So the final version of Internet Explorer 7 is available today. I’ve been watching the betas, wondering if they were going to fix any of the user interface gaffs, and was rewarded with no fixes at all.
First, the good stuff. It can render pngs properly now, which is a good thing. It makes my blog look a lot nicer. It also handles css better, though still not quite properly. Due to the number of "IE fixes" out there, Firefox should render more pages properly than IE7 at this point. On the backend, it does a much better job of keeping the Bad Guys out of your machine.
Most of my issues with IE7 stem from its interface. If you click the image above you can see a larger version of it. The forward and back buttons are in a completely different location from Stop and Reload, which are in still yet a difefrent location than Home.
It can handle tabbed browsing now, but the button to make a new tab is quite well disguised.
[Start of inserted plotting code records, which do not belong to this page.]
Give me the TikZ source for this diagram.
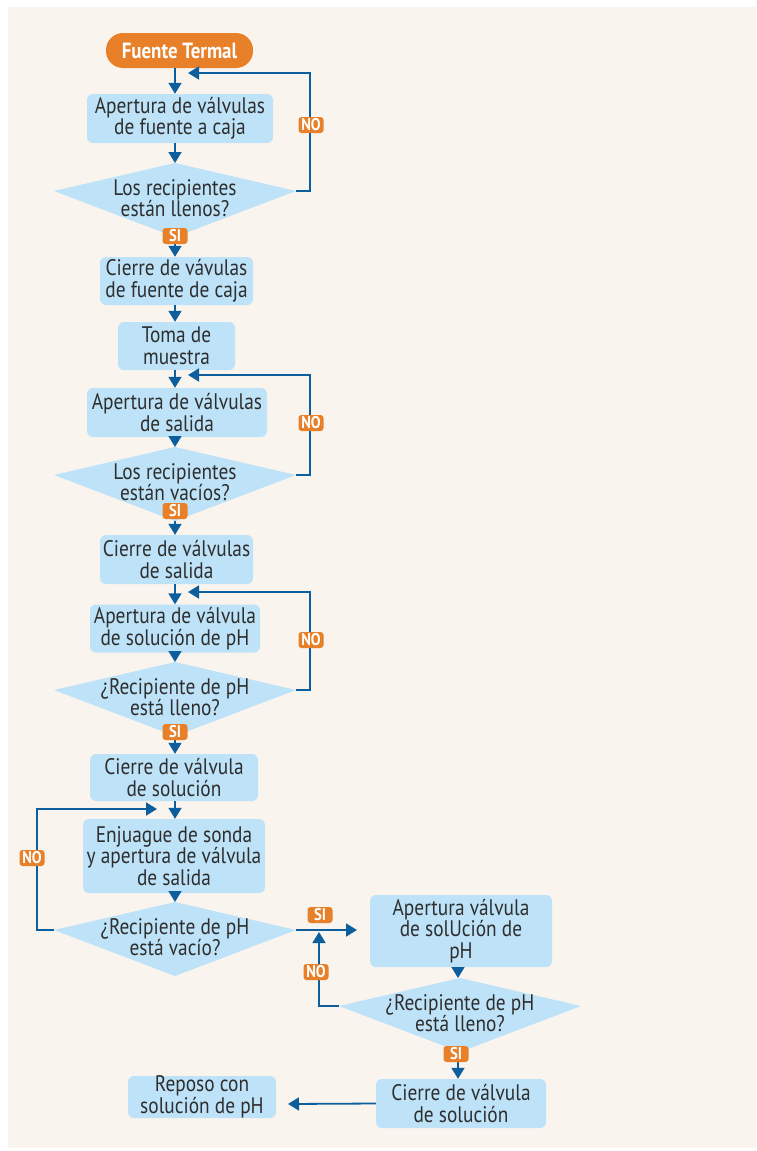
\documentclass[tikz,border=0pt]{standalone}
\usepackage{fontspec}
\newfontfamily\flowfont{PT Sans}[FakeStretch=0.86]
\usetikzlibrary{arrows.meta}

\definecolor{paper}{HTML}{F9F4EE}
\definecolor{boxblue}{HTML}{BEE3F8}
\definecolor{flowblue}{HTML}{0D5E9C}
\definecolor{tagorange}{HTML}{E8802A}
\definecolor{inkgray}{HTML}{2E2E2E}

% decision kite: name, centre x, top y, text
\newcommand{\kite}[4]{%
  \fill[boxblue] (#2,#3) coordinate (#1-t) -- (#2+121,#3+28) coordinate (#1-r)
    -- (#2,#3+74) coordinate (#1-b) -- (#2-121,#3+28) coordinate (#1-l) -- cycle;
  \node[txt] (#1) at (#2,#3+35) {#4};}

\begin{document}
\begin{tikzpicture}[x=1pt, y=-1pt,
    txt/.style={align=center, text=inkgray, inner sep=0pt,
      font=\flowfont\fontsize{22.5}{21.5}\selectfont},
    box/.style={txt, rectangle, rounded corners=6pt, fill=boxblue},
    tag/.style={fill=tagorange, text=white, rounded corners=3pt, inner sep=0pt,
      minimum width=25pt, minimum height=16pt,
      font=\flowfont\bfseries\fontsize{17}{17}\selectfont},
    flow/.style={draw=flowblue, line width=1.8pt, -{Triangle[width=13pt,length=11pt]}}]

    % page and paper
    \fill[white] (0,0) rectangle (756,1151);
    \useasboundingbox (0,0) rectangle (756,1151);
    \fill[paper] (8,7) rectangle (756,1148);

    % spines for the arrows
    \coordinate (ax) at (175,0);
    \coordinate (bx) at (458,0);

    % start
    \node[fill=tagorange, text=white, rounded corners=17pt, inner sep=0pt,
      minimum width=147pt, minimum height=35pt,
      font=\flowfont\bfseries\fontsize{22}{22}\selectfont] (ft) at (179.5,50.5) {Fuente Termal};

    % left column
    \node[box, minimum width=186pt, minimum height=49pt] (b1) at (180,118.5) {Apertura de válvulas\\de fuente a caja};
    \kite{d1}{175}{163}{Los recipientes\\están llenos?}
    \node[box, minimum width=153pt, minimum height=48pt] (b2) at (176.5,281) {Cierre de vávulas\\de fuente de caja};
    \node[box, minimum width=117pt, minimum height=48pt] (b3) at (176.5,346) {Toma de\\muestra};
    \node[box, minimum width=180pt, minimum height=49pt] (b4) at (177,412.5) {Apertura de válvulas\\de salida};
    \kite{d2}{175}{447}{Los recipientes\\están vacíos?}
    \node[box, minimum width=153pt, minimum height=49pt] (b5) at (176.5,559.5) {Cierre de válvulas\\de salida};
    \node[box, minimum width=170pt, minimum height=48pt] (b6) at (175,628.5) {Apertura de válvula\\de solución de pH};
    \kite{d3}{175}{662}{¿Recipiente de pH\\está lleno?}
    \node[box, minimum width=168pt, minimum height=47pt] (b7) at (174,777.5) {Cierre de válvula\\de solución};
    \node[box, minimum width=182pt, minimum height=74pt] (b8) at (174,856) {Enjuague de sonda\\y apertura de válvula\\de salida};
    \kite{d4}{175}{902}{¿Recipiente de pH\\está vacío?}

    % right column
    \node[box, minimum width=182pt, minimum height=72pt] (b9) at (461,931) {Apertura válvula\\de solUción de\\pH};
    \kite{d5}{460}{978}{¿Recipiente de pH\\está lleno?}
    \node[box, minimum width=170pt, minimum height=49pt] (b10) at (461,1103.5) {Cierre de válvula\\de solución};
    \node[box, minimum width=148pt, minimum height=42pt] (b11) at (202,1097) {Reposo con\\solución de pH};

    % loose ends of the arrows
    \coordinate (j1) at (188,73);
    \coordinate (j2) at (188,375);
    \coordinate (j3) at (188,592);
    \coordinate (j4) at (157,809);
    \coordinate (j5) at (357,930);
    \coordinate (j6) at (319,932);
    \coordinate (j7) at (288,1104);

    % main flow
    \draw[flow] (ft.south -| ax) -- (b1.north -| ax);
    \draw[flow] (b1.south -| ax) -- (d1-t);
    \draw[flow] (d1-b) -- (b2.north -| ax);
    \draw[flow] (b2.south -| ax) -- (b3.north -| ax);
    \draw[flow] (b3.south -| ax) -- (b4.north -| ax);
    \draw[flow] (b4.south -| ax) -- (d2-t);
    \draw[flow] (d2-b) -- (b5.north -| ax);
    \draw[flow] (b5.south -| ax) -- (b6.north -| ax);
    \draw[flow] (b6.south -| ax) -- (d3-t);
    \draw[flow] (d3-b) -- (b7.north -| ax);
    \draw[flow] (b7.south -| ax) -- (b8.north -| ax);
    \draw[flow] (b8.south -| ax) -- (d4-t);
    \draw[flow] (d4-r) -- (j5);
    \draw[flow] (b9.south -| bx) -- (d5-t -| bx);
    \draw[flow] (d5-b -| bx) -- (b10.north -| bx);
    \draw[flow] (b10.west) -- (j7);

    % loops back
    \draw[flow] (d1-r) -- ++(14,0) |- (j1);
    \draw[flow] (d2-r) -- ++(14,0) |- (j2);
    \draw[flow] (d3-r) -- ++(14,0) |- (j3);
    \draw[flow] (d4-l) -- ++(-17,0) |- (j4);
    \draw[flow] (d5-l) -| (j6);

    % yes / no tags
    \node[tag] (no1) at (311,125) {NO};
    \node[tag] (no2) at (311,423) {NO};
    \node[tag] (no3) at (311,640) {NO};
    \node[tag] (no4) at (32,858) {NO};
    \node[tag] (no5) at (316,972) {NO};
    \node[tag] (si1) at (175,236) {SI};
    \node[tag] (si2) at (175,511) {SI};
    \node[tag] (si3) at (175,732) {SI};
    \node[tag] (si4) at (320,915) {SI};
    \node[tag] (si5) at (456,1054) {SI};
\end{tikzpicture}
\end{document}
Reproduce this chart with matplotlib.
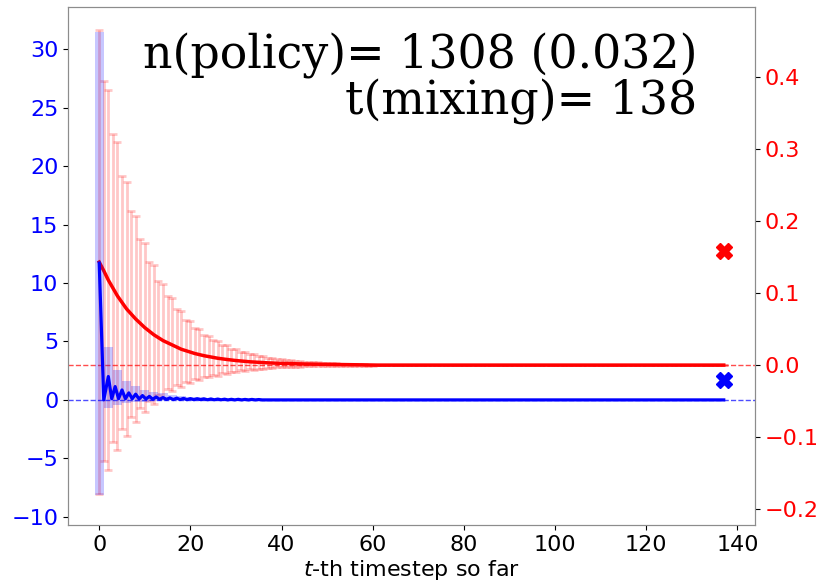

It’s the small, unlabelled grey tab to the right of the bigger tab. You also can’t get rid of the tab bar if there’s a single tab.
And my biggest pet peeve about IE is still there. There’s a scroll bar on the right, ALWAYS, whether you need it or not. That’s a huge pain in the butt for me as a developer.
On the whole, Firefox is still a wildly better browser.
Oh, one more thing. I’ve been informed that IE7 is being pushed out to ALL Windows XP SP2 machines via auto-update today, so you’ll probably have this browser sooner than you might think.
UPDATE: It has been pointed out to me that the first critial security flaw in IE7 was found less than 24 hours after release. Did I mention Firefox?
I think that autoupdate happens in a few weeks.
Yes topher, the automatic update won’t happen until nov. 1 (http://blogs.msdn.com/ie/archive/2006/10/19/be-ready-for-automatic-update-distribution-of-ie7-by-november-1.aspx)
And let me just say, I really like that IE keeps a scroll bar on short pages, and I am bewildered as to why that would cause problems for you. Firefox is the one causing problems here! On a horizontally-centered layout, FF makes it jump around depending on whether the scrollbar is there. In IE, the layout will always be in the same spot.